• [TASK REQUIREMENTS] Reproduce exactly, with no pictures, each line from the opening of the material down through the line containing "4.34, 4.51, 4.69];".

━━━━━ DATA PROVIDED

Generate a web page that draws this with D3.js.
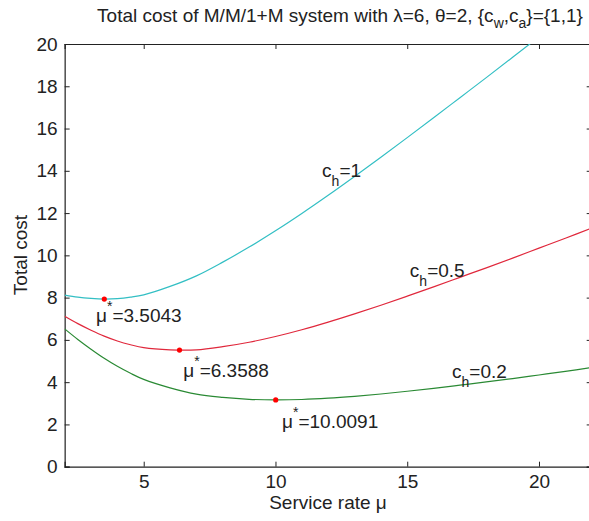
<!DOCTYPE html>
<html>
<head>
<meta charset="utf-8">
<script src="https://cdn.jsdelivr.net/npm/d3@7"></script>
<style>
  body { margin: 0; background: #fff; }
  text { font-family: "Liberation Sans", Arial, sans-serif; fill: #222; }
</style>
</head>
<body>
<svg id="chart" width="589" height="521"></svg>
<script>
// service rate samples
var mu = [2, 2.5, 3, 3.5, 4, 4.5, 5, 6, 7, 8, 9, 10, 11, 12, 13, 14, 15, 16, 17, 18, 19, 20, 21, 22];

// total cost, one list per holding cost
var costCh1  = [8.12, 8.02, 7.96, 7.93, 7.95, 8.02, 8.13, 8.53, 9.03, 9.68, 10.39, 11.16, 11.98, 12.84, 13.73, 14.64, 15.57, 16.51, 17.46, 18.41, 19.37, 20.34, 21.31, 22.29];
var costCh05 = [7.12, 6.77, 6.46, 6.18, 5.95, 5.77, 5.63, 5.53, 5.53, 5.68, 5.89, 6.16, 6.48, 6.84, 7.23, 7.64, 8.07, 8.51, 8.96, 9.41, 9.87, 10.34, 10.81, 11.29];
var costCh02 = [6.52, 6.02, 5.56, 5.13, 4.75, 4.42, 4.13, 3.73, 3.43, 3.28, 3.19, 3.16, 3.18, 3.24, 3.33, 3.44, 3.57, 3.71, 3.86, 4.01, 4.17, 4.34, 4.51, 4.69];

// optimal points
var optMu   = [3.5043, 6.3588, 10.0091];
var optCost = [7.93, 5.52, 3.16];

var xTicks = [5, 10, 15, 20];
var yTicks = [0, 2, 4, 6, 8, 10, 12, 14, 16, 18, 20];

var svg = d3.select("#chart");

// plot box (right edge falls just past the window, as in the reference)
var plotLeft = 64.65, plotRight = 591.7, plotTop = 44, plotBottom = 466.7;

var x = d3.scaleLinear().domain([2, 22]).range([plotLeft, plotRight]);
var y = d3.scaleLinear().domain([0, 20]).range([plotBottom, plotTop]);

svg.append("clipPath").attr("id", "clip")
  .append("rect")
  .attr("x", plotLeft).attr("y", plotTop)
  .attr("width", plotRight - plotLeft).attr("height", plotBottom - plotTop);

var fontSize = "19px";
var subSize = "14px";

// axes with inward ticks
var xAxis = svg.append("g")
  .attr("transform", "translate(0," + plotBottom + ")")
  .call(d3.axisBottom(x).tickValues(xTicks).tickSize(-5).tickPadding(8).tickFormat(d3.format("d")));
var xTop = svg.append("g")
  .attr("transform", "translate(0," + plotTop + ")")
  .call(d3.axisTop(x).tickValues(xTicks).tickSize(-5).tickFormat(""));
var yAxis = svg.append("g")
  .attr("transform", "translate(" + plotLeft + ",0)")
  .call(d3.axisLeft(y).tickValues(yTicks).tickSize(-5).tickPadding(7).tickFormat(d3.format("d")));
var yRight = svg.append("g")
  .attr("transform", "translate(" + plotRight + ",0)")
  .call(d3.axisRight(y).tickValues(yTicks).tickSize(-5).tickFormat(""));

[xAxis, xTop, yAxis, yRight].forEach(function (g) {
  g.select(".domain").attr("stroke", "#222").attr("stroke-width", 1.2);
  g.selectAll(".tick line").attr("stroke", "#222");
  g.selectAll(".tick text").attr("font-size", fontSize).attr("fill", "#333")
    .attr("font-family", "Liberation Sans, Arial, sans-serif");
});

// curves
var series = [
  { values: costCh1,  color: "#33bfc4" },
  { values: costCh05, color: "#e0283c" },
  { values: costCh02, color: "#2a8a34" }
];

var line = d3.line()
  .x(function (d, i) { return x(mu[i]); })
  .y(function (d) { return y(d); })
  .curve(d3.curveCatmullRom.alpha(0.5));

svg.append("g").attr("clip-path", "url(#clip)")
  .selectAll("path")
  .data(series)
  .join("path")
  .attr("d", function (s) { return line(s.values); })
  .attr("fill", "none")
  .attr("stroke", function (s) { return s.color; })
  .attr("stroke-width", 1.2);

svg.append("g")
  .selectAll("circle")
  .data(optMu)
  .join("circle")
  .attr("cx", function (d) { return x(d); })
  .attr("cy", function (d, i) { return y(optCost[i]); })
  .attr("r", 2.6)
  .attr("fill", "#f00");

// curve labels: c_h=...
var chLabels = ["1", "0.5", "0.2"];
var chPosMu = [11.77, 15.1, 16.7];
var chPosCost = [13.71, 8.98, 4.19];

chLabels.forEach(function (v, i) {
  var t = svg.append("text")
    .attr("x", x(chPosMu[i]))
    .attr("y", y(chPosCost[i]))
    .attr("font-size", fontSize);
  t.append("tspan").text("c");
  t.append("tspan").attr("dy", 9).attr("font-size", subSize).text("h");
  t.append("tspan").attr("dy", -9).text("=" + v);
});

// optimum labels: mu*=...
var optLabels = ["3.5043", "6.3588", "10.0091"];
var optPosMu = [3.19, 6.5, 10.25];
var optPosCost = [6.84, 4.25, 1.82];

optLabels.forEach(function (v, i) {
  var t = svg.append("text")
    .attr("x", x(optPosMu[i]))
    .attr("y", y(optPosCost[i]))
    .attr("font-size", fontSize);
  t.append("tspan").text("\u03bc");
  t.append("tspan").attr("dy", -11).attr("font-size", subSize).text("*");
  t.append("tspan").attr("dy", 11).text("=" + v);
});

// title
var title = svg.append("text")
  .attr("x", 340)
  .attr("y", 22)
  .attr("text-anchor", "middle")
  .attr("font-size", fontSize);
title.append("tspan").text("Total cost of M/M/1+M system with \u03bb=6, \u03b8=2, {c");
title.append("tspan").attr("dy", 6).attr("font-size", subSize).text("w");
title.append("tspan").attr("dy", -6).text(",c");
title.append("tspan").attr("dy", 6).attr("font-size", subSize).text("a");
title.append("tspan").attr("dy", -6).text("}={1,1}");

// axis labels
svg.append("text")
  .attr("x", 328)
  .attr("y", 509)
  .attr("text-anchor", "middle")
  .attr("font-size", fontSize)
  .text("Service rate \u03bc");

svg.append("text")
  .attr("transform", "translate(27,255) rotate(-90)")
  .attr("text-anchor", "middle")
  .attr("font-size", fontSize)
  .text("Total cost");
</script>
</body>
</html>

━━━━━━━━━━

• [RESULT FOR THIS EXERCISE]
Generate a web page that draws this with D3.js.
<!DOCTYPE html>
<html>
<head>
<meta charset="utf-8">
<script src="https://cdn.jsdelivr.net/npm/d3@7"></script>
<style>
  body { margin: 0; background: #fff; }
  text { font-family: "Liberation Sans", Arial, sans-serif; fill: #222; }
</style>
</head>
<body>
<svg id="chart" width="589" height="521"></svg>
<script>
// service rate samples
var mu = [2, 2.5, 3, 3.5, 4, 4.5, 5, 6, 7, 8, 9, 10, 11, 12, 13, 14, 15, 16, 17, 18, 19, 20, 21, 22];

// total cost, one list per holding cost
var costCh1  = [8.12, 8.02, 7.96, 7.93, 7.95, 8.02, 8.13, 8.53, 9.03, 9.68, 10.39, 11.16, 11.98, 12.84, 13.73, 14.64, 15.57, 16.51, 17.46, 18.41, 19.37, 20.34, 21.31, 22.29];
var costCh05 = [7.12, 6.77, 6.46, 6.18, 5.95, 5.77, 5.63, 5.53, 5.53, 5.68, 5.89, 6.16, 6.48, 6.84, 7.23, 7.64, 8.07, 8.51, 8.96, 9.41, 9.87, 10.34, 10.81, 11.29];
var costCh02 = [6.52, 6.02, 5.56, 5.13, 4.75, 4.42, 4.13, 3.73, 3.43, 3.28, 3.19, 3.16, 3.18, 3.24, 3.33, 3.44, 3.57, 3.71, 3.86, 4.01, 4.17, 4.34, 4.51, 4.69];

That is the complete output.